Perde-se toda delicadeza e precisão das imagens até então, num trecho apressado, como se tivesse sido filmado da maneira possível. O retorno do roteiro a Moçambique recoloca o longa-metragem nos eixos, trazendo imagens belíssimas, e coerentes com a filmagem majoritária no Vale do Jequitinhonha. Entretanto, este salto geográfico, estético e temporal na Europa (a anedota sobre 1411) rompe com a fluidez impecável que se desenvolvia. Curiosa escolha, da direção e da montagem, de manter este trecho sem acreditar que pudesse provocar um ruído na experiência.

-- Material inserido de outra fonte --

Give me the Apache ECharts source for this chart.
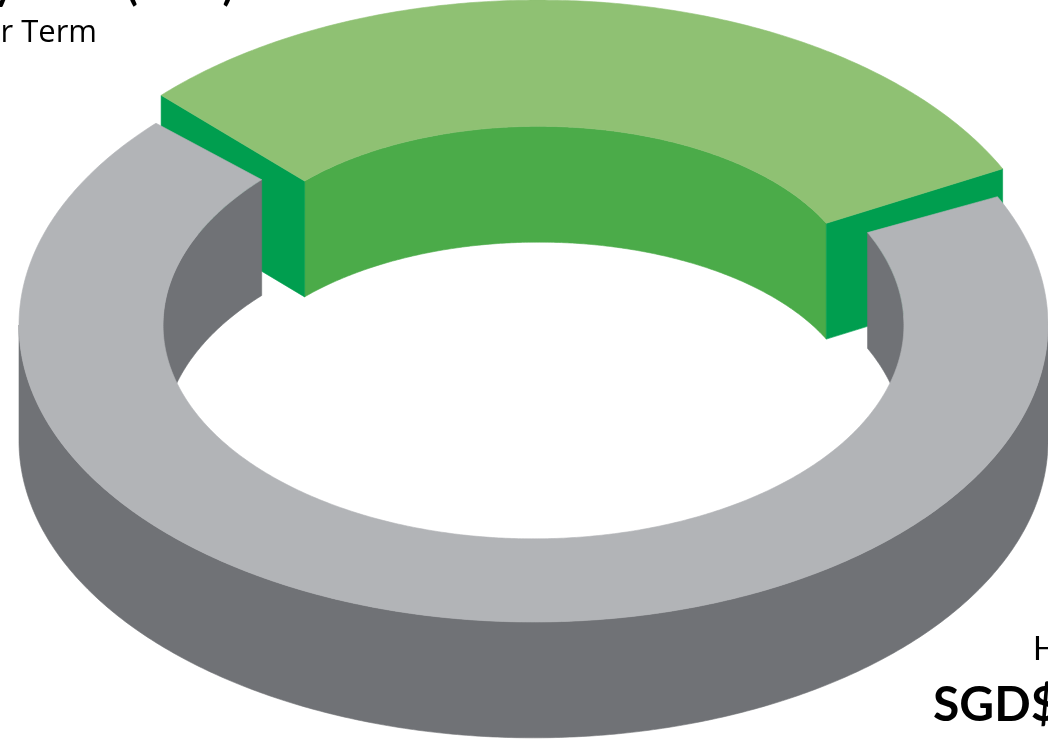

Além disso, há pequenos problemas com alguns letreiros, e com o desenvolvimento dos personagens adultos, abandonados de modo abrupto pelo olhar infantil. A cena final também se arrasta bastante, antes de efetivamente interromper a aventura — dando a impressão de que os artistas não estavam dispostos a se despedir das crianças e da trama. Para o espectador, o instante mágico da brincadeira na água se alonga tanto que se dilui seu encantamento. Enquanto isso, aproxima-se do videoclipe, junto à música em off.

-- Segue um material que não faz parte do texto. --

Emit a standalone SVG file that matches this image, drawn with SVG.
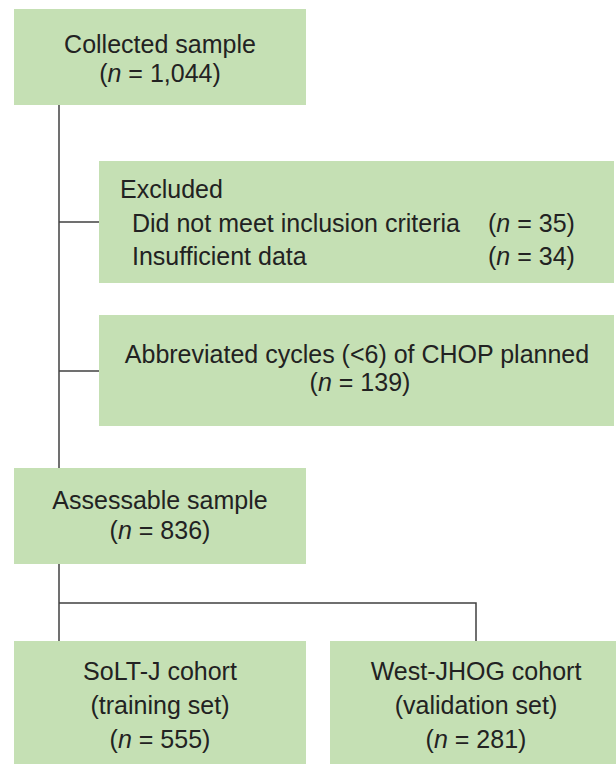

Felizmente, estes são detalhes para um longa-metragem muito bem-sucedido em sua poesia delicada (a comparação das ilhas com “peixes de areia”; a tempestade representando o choro da garotinha; a bela valorização do artesanato local). Amin consegue trabalhar inúmeros temas sem soar pedagógico, nem moralista. Trata as crianças e seus familiares com respeito, atenção, permitindo o espaço da brincadeira enquanto aposta em sua capacidade de compreender temas complexos.
O diretor tem desenvolvido um trabalho infantojuvenil raríssimo no cinema brasileiro (este live action independente, naturalista, lúdico e semidocumental). Ele segue coerente com sua visão de mundo e de cinema, em mais um trabalho solidamente pensado como leve antídoto à infância acelerada do século XXI.